--- Start of DATA EXCERPT ---

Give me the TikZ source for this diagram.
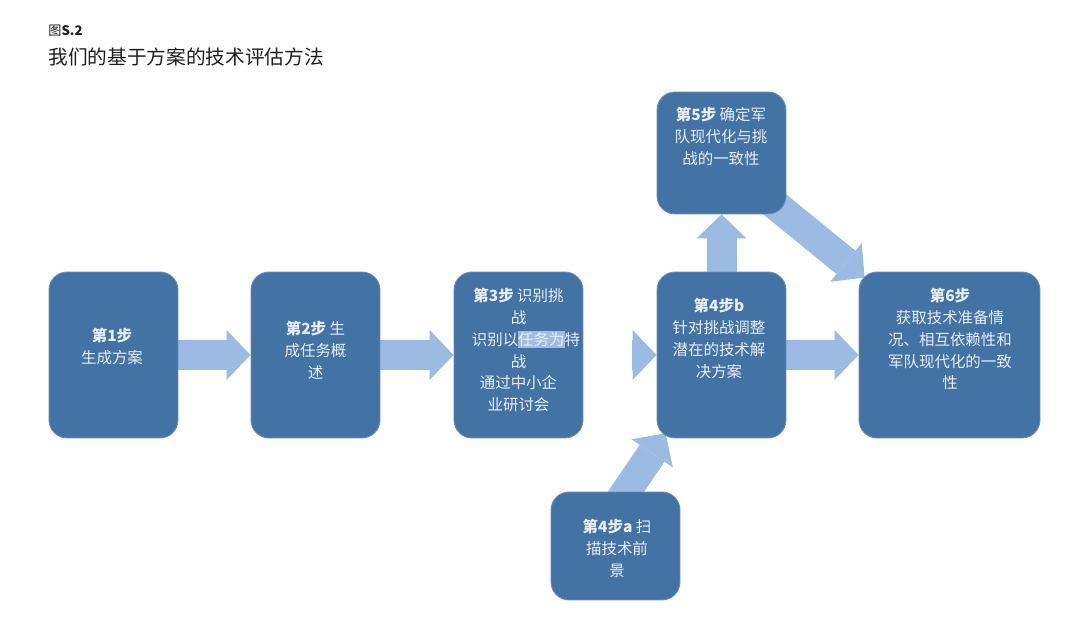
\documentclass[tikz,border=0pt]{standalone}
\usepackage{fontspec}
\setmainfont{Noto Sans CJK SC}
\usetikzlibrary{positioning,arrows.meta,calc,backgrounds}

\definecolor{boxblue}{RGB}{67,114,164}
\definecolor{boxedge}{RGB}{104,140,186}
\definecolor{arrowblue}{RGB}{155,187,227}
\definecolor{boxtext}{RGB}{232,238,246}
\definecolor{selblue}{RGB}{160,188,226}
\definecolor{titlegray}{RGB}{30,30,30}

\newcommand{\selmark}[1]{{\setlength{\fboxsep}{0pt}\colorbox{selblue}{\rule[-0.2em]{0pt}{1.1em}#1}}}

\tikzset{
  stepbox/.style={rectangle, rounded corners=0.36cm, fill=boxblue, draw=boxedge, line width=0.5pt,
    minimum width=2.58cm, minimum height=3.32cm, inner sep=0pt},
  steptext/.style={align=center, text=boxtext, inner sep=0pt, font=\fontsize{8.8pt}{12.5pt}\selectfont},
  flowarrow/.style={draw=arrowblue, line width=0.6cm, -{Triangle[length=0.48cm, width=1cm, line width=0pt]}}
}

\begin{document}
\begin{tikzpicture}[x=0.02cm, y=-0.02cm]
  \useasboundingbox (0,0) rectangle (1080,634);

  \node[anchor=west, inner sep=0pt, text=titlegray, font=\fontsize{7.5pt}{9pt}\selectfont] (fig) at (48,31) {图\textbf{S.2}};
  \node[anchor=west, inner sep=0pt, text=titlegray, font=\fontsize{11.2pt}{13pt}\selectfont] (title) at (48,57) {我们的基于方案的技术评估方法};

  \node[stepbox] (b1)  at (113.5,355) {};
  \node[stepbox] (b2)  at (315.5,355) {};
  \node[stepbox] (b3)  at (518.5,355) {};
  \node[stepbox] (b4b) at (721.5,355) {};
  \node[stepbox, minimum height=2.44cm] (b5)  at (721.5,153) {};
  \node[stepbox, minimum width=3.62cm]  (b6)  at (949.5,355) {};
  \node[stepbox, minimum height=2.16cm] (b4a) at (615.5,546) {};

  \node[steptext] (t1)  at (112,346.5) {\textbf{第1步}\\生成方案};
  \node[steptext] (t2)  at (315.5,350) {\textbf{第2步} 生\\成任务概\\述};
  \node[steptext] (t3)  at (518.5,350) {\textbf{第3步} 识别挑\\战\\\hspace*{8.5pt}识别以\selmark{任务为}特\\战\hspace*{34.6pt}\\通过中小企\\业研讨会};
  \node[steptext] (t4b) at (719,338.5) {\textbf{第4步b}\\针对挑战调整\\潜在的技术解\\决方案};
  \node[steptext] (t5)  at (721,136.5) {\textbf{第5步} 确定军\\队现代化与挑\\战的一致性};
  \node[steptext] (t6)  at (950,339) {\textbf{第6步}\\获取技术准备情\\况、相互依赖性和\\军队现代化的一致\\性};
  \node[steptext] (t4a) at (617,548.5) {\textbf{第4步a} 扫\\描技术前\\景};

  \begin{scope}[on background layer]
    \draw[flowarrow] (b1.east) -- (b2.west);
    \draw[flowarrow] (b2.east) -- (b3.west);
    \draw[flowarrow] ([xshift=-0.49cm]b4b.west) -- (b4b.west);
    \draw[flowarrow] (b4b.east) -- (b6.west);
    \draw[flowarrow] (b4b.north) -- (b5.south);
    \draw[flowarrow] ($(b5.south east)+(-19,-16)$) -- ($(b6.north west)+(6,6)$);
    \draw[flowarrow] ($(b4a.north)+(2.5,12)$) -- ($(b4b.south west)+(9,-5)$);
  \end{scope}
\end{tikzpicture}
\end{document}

--- End of DATA EXCERPT ---

*JOB*
Repeat the material above verbatim. Leave the pictures behind.

*ANSWER TO THE EXERCISE*
Give me the TikZ source for this diagram.
\documentclass[tikz,border=0pt]{standalone}
\usepackage{fontspec}
\setmainfont{Noto Sans CJK SC}
\usetikzlibrary{positioning,arrows.meta,calc,backgrounds}

\definecolor{boxblue}{RGB}{67,114,164}
\definecolor{boxedge}{RGB}{104,140,186}
\definecolor{arrowblue}{RGB}{155,187,227}
\definecolor{boxtext}{RGB}{232,238,246}
\definecolor{selblue}{RGB}{160,188,226}
\definecolor{titlegray}{RGB}{30,30,30}

\newcommand{\selmark}[1]{{\setlength{\fboxsep}{0pt}\colorbox{selblue}{\rule[-0.2em]{0pt}{1.1em}#1}}}

\tikzset{
  stepbox/.style={rectangle, rounded corners=0.36cm, fill=boxblue, draw=boxedge, line width=0.5pt,
    minimum width=2.58cm, minimum height=3.32cm, inner sep=0pt},
  steptext/.style={align=center, text=boxtext, inner sep=0pt, font=\fontsize{8.8pt}{12.5pt}\selectfont},
  flowarrow/.style={draw=arrowblue, line width=0.6cm, -{Triangle[length=0.48cm, width=1cm, line width=0pt]}}
}

\begin{document}
\begin{tikzpicture}[x=0.02cm, y=-0.02cm]
  \useasboundingbox (0,0) rectangle (1080,634);

  \node[anchor=west, inner sep=0pt, text=titlegray, font=\fontsize{7.5pt}{9pt}\selectfont] (fig) at (48,31) {图\textbf{S.2}};
  \node[anchor=west, inner sep=0pt, text=titlegray, font=\fontsize{11.2pt}{13pt}\selectfont] (title) at (48,57) {我们的基于方案的技术评估方法};

  \node[stepbox] (b1)  at (113.5,355) {};
  \node[stepbox] (b2)  at (315.5,355) {};
  \node[stepbox] (b3)  at (518.5,355) {};
  \node[stepbox] (b4b) at (721.5,355) {};
  \node[stepbox, minimum height=2.44cm] (b5)  at (721.5,153) {};
  \node[stepbox, minimum width=3.62cm]  (b6)  at (949.5,355) {};
  \node[stepbox, minimum height=2.16cm] (b4a) at (615.5,546) {};

  \node[steptext] (t1)  at (112,346.5) {\textbf{第1步}\\生成方案};
  \node[steptext] (t2)  at (315.5,350) {\textbf{第2步} 生\\成任务概\\述};
  \node[steptext] (t3)  at (518.5,350) {\textbf{第3步} 识别挑\\战\\\hspace*{8.5pt}识别以\selmark{任务为}特\\战\hspace*{34.6pt}\\通过中小企\\业研讨会};
  \node[steptext] (t4b) at (719,338.5) {\textbf{第4步b}\\针对挑战调整\\潜在的技术解\\决方案};
  \node[steptext] (t5)  at (721,136.5) {\textbf{第5步} 确定军\\队现代化与挑\\战的一致性};
  \node[steptext] (t6)  at (950,339) {\textbf{第6步}\\获取技术准备情\\况、相互依赖性和\\军队现代化的一致\\性};
  \node[steptext] (t4a) at (617,548.5) {\textbf{第4步a} 扫\\描技术前\\景};

  \begin{scope}[on background layer]
    \draw[flowarrow] (b1.east) -- (b2.west);
    \draw[flowarrow] (b2.east) -- (b3.west);
    \draw[flowarrow] ([xshift=-0.49cm]b4b.west) -- (b4b.west);
    \draw[flowarrow] (b4b.east) -- (b6.west);
    \draw[flowarrow] (b4b.north) -- (b5.south);
    \draw[flowarrow] ($(b5.south east)+(-19,-16)$) -- ($(b6.north west)+(6,6)$);
    \draw[flowarrow] ($(b4a.north)+(2.5,12)$) -- ($(b4b.south west)+(9,-5)$);
  \end{scope}
\end{tikzpicture}
\end{document}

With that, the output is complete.